Womack Report

April 3, 2007

Microeconomics, April 3

Filed under: Economics,Notes,School — Phillip Womack @ 12:50 pm

Got my test results back from the second test. 98. Way better than I thought I’d get. Hooray for multiple choice testing.

Today, we’re starting on material for Test 3. Including:

  • Market Structure
  • Perfect Competition
  • Monopoly
  • Price Discrimination
  • Oligopoly
  • Monopolistic Competition

Markets are places where things are bought or sold. Markets are classified into four types:

  1. Commodity Markets
  2. Location Markets
  3. Time Markets
  4. Competition markets

Commodity markets are dependent on a specific good or commodity. The sugar market, the steel market, the wheat market, and so forth.

Location markets are markets specific to some particular geographic or pseudo-geographic market. Commonly referenced location markets are the local market, the domestic market, and the international market. The local market encompasses goods that don’t require serious transportation between production and sale. Individual cities are local markets. Domestic markets are markets which are internal to a single country or political body.
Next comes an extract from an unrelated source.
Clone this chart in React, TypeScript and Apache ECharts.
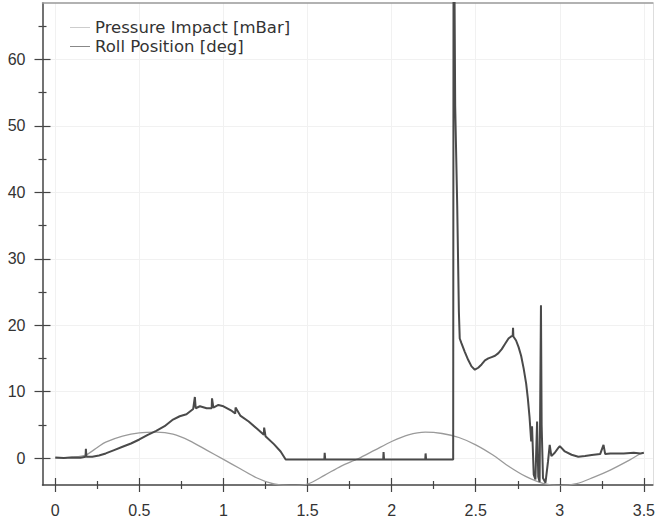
import React, { useEffect, useRef } from "react";
import * as echarts from "echarts";

const xMajorTicks = [0, 0.5, 1, 1.5, 2, 2.5, 3, 3.5];
const yMajorTicks = [0, 10, 20, 30, 40, 50, 60];

const pressureName = "Pressure Impact [mBar]";
const rollName = "Roll Position [deg]";

const pressureTime = [
  0, 0.05, 0.1, 0.15, 0.18, 0.182, 0.185, 0.22, 0.26, 0.3, 0.35, 0.4, 0.45, 0.5, 0.55, 0.6, 0.65, 0.7,
  0.74, 0.78, 0.82, 0.83, 0.835, 0.86, 0.9, 0.93, 0.932, 0.94, 0.97, 1.0, 1.05, 1.07, 1.072, 1.1, 1.15,
  1.2, 1.24, 1.242, 1.25, 1.3, 1.34, 1.37, 1.6, 1.602, 1.605, 1.95, 1.952, 1.955, 2.2, 2.202, 2.205,
  2.366, 2.368, 2.374, 2.378, 2.39, 2.4, 2.405, 2.415, 2.435, 2.455, 2.475, 2.495, 2.515, 2.535, 2.555,
  2.575, 2.595, 2.615, 2.635, 2.655, 2.675, 2.695, 2.71, 2.72, 2.722, 2.724, 2.74, 2.755, 2.77, 2.785,
  2.8, 2.81, 2.82, 2.83, 2.835, 2.845, 2.855, 2.865, 2.872, 2.88, 2.888, 2.892, 2.9, 2.915, 2.93, 2.94,
  2.95, 2.97, 2.99, 3.0, 3.03, 3.07, 3.11, 3.15, 3.19, 3.24, 3.26, 3.27, 3.3, 3.38, 3.44, 3.48, 3.5,
];
const pressureValue = [
  0.1, 0.0, 0.1, 0.05, 0.2, 1.4, 0.2, 0.2, 0.4, 0.7, 1.2, 1.7, 2.2, 2.8, 3.5, 4.1, 4.8, 5.8,
  6.3, 6.6, 7.4, 9.2, 7.5, 7.8, 7.5, 7.5, 9.0, 7.6, 8.0, 7.8, 7.1, 6.7, 7.6, 6.4, 5.5,
  4.4, 3.5, 4.6, 3.3, 2.1, 1.0, -0.2, -0.2, 0.8, -0.2, -0.2, 0.9, -0.2, -0.2, 0.7, -0.2,
  -0.2, 70, 70, 53, 38, 22, 18, 17.3, 16.0, 14.8, 13.8, 13.3, 13.6, 14.1, 14.7,
  15.0, 15.2, 15.4, 15.8, 16.4, 17.2, 18.0, 18.3, 18.4, 19.6, 18.3, 17.7, 16.7, 15.4, 13.5,
  11.2, 9.0, 6.2, 2.5, 4.8, -2.5, -3.2, 5.5, -2.8, -3.6, 23, 5, -3.0, -3.7, -0.5, 2.0,
  0.3, 0.8, 1.5, 1.8, 1.0, 0.5, 0.2, 0.3, 0.45, 0.6, 2.0, 0.6, 0.7, 0.7, 0.8, 0.7, 0.8,
];

const rollTime = [
  0, 0.1, 0.18, 0.25, 0.3, 0.4, 0.5, 0.6, 0.7, 0.8, 0.9, 1.0, 1.1, 1.2, 1.3, 1.4, 1.5, 1.6, 1.7,
  1.8, 1.9, 2.0, 2.1, 2.2, 2.3, 2.4, 2.5, 2.6, 2.7, 2.8, 2.9, 3.0, 3.1, 3.2, 3.3, 3.4, 3.48,
];
const rollValue = [
  0, 0.15, 0.45, 1.6, 2.4, 3.3, 3.8, 3.9, 3.6, 2.6, 1.2, -0.2, -1.6, -3.0, -3.9, -4.15, -3.9, -2.6, -1.2,
  -0.1, 1.2, 2.5, 3.5, 3.9, 3.7, 3.1, 2.0, 0.5, -1.3, -2.8, -3.8, -4.15, -3.85, -2.9, -1.8, -0.5, 0.7,
];

const FONT = "'Liberation Sans', Arial, Helvetica, sans-serif";
const LEGEND_FONT = "'DejaVu Sans', Verdana, sans-serif";
const AXIS_COLOR = "#444";
const X_MIN = -0.076;
const X_MAX = 3.553;
const Y_MIN = -4.05;
const Y_MAX = 68.5;

export default function App() {
  const ref = useRef<HTMLDivElement>(null);

  useEffect(() => {
    document.body.style.margin = "0";
    if (!ref.current) return;
    const chart = echarts.init(ref.current, undefined, { renderer: "svg" });

    const pressureData = pressureTime.map((t, i) => [t, pressureValue[i]]);
    const rollData = rollTime.map((t, i) => [t, rollValue[i]]);

    const xBase = {
      type: "value",
      min: X_MIN,
      max: X_MAX,
      minInterval: 0.5,
      maxInterval: 0.5,
      splitNumber: 7,
      gridIndex: 0,
    };
    const yBase = {
      type: "value",
      min: Y_MIN,
      max: Y_MAX,
      minInterval: 10,
      maxInterval: 10,
      splitNumber: 7,
      gridIndex: 0,
    };

    chart.setOption({
      animation: false,
      backgroundColor: "#ffffff",
      grid: { left: 42.5, right: 3, top: 3, bottom: 39, containLabel: false },
      legend: {
        orient: "vertical",
        left: 70,
        top: 19,
        padding: 0,
        icon: "rect",
        itemWidth: 20,
        itemHeight: 1,
        itemGap: 2,
        textStyle: { fontFamily: LEGEND_FONT, fontSize: 16.5, color: "#333", lineHeight: 16 },
        data: [
          { name: pressureName, itemStyle: { color: "#cdcdcd" } },
          { name: rollName, itemStyle: { color: "#888888" } },
        ],
      },
      xAxis: [
        {
          ...xBase,
          position: "bottom",
          axisLine: { show: true, onZero: false, lineStyle: { color: AXIS_COLOR, width: 1.5 } },
          axisTick: { show: true, customValues: xMajorTicks, length: 7, lineStyle: { color: AXIS_COLOR, width: 1.2 } },
          minorTick: { show: true, splitNumber: 2, length: 4, lineStyle: { color: AXIS_COLOR, width: 1.2 } },
          axisLabel: {
            customValues: xMajorTicks,
            margin: 17,
            fontFamily: FONT,
            fontSize: 16,
            color: "#333",
            formatter: (v: number) => String(v),
          },
          splitLine: { show: true, lineStyle: { color: "#f1f1f1", width: 1 } },
        },
        {
          ...xBase,
          position: "bottom",
          axisLine: { show: false, onZero: false },
          axisTick: { show: true, inside: true, customValues: xMajorTicks, length: 7, lineStyle: { color: AXIS_COLOR, width: 1.2 } },
          minorTick: { show: true, splitNumber: 2, length: 4, lineStyle: { color: AXIS_COLOR, width: 1.2 } },
          axisLabel: { show: false },
          splitLine: { show: false },
        },
        {
          ...xBase,
          position: "top",
          axisLine: { show: true, onZero: false, lineStyle: { color: "#999", width: 1.5 } },
          axisTick: { show: false },
          axisLabel: { show: false },
          splitLine: { show: false },
        },
      ],
      yAxis: [
        {
          ...yBase,
          position: "left",
          axisLine: { show: true, onZero: false, lineStyle: { color: AXIS_COLOR, width: 1.5 } },
          axisTick: { show: true, customValues: yMajorTicks, length: 8, lineStyle: { color: AXIS_COLOR, width: 1.2 } },
          minorTick: { show: true, splitNumber: 2, length: 4, lineStyle: { color: AXIS_COLOR, width: 1.2 } },
          axisLabel: {
            customValues: yMajorTicks,
            margin: 17,
            fontFamily: FONT,
            fontSize: 16,
            color: "#333",
          },
          splitLine: { show: true, lineStyle: { color: "#f1f1f1", width: 1 } },
        },
        {
          ...yBase,
          position: "left",
          axisLine: { show: false, onZero: false },
          axisTick: { show: true, inside: true, customValues: yMajorTicks, length: 8, lineStyle: { color: AXIS_COLOR, width: 1.2 } },
          minorTick: { show: true, splitNumber: 2, length: 4, lineStyle: { color: AXIS_COLOR, width: 1.2 } },
          axisLabel: { show: false },
          splitLine: { show: false },
        },
        {
          ...yBase,
          position: "right",
          axisLine: { show: true, onZero: false, lineStyle: { color: "#dddddd", width: 1 } },
          axisTick: { show: false },
          axisLabel: { show: false },
          splitLine: { show: false },
        },
      ],
      series: [
        {
          name: rollName,
          type: "line",
          xAxisIndex: 0,
          yAxisIndex: 0,
          data: rollData,
          symbol: "none",
          smooth: 0.3,
          clip: true,
          z: 2,
          lineStyle: { color: "#9a9a9a", width: 1.3 },
          itemStyle: { color: "#9a9a9a" },
        },
        {
          name: pressureName,
          type: "line",
          xAxisIndex: 0,
          yAxisIndex: 0,
          data: pressureData,
          symbol: "none",
          clip: true,
          z: 3,
          lineStyle: { color: "#4a4a4a", width: 2 },
          itemStyle: { color: "#4a4a4a" },
        },
      ],
    });

    return () => chart.dispose();
  }, []);

  return <div ref={ref} style={{ width: 658, height: 524 }} />;
}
Goods which do not require import or export. International markets are markets where goods are imported and exported.

Time markets are markets specific to some particular span of time. Markets classified by time are frequently divided into very short period markets (also called the market period), short-period markets, long-period markets, and sometimes very-long period markets. Very short period markets, or market period markets, take place in a span of time insufficient to produce any more of the commodity in question. The only goods which can be sold are those in hand. Short period markets exist in the span of time where supply can be increased through using fixed resources more efficiently but not by expanding the fixed resources. You can run extra shifts at the factory, but you cannot build a new factory in the short period. Long period markets take place in the span of time where all resources can be adjusted, and therefore supply can be increased as needed.  Very long period markets exist in the span of time where research and development take place, and therefore new goods and services can be created.

Markets classified on the basis of competition are described by the relationship between their suppliers.  There are perfectly competitive markets and imperfectly competitive markets.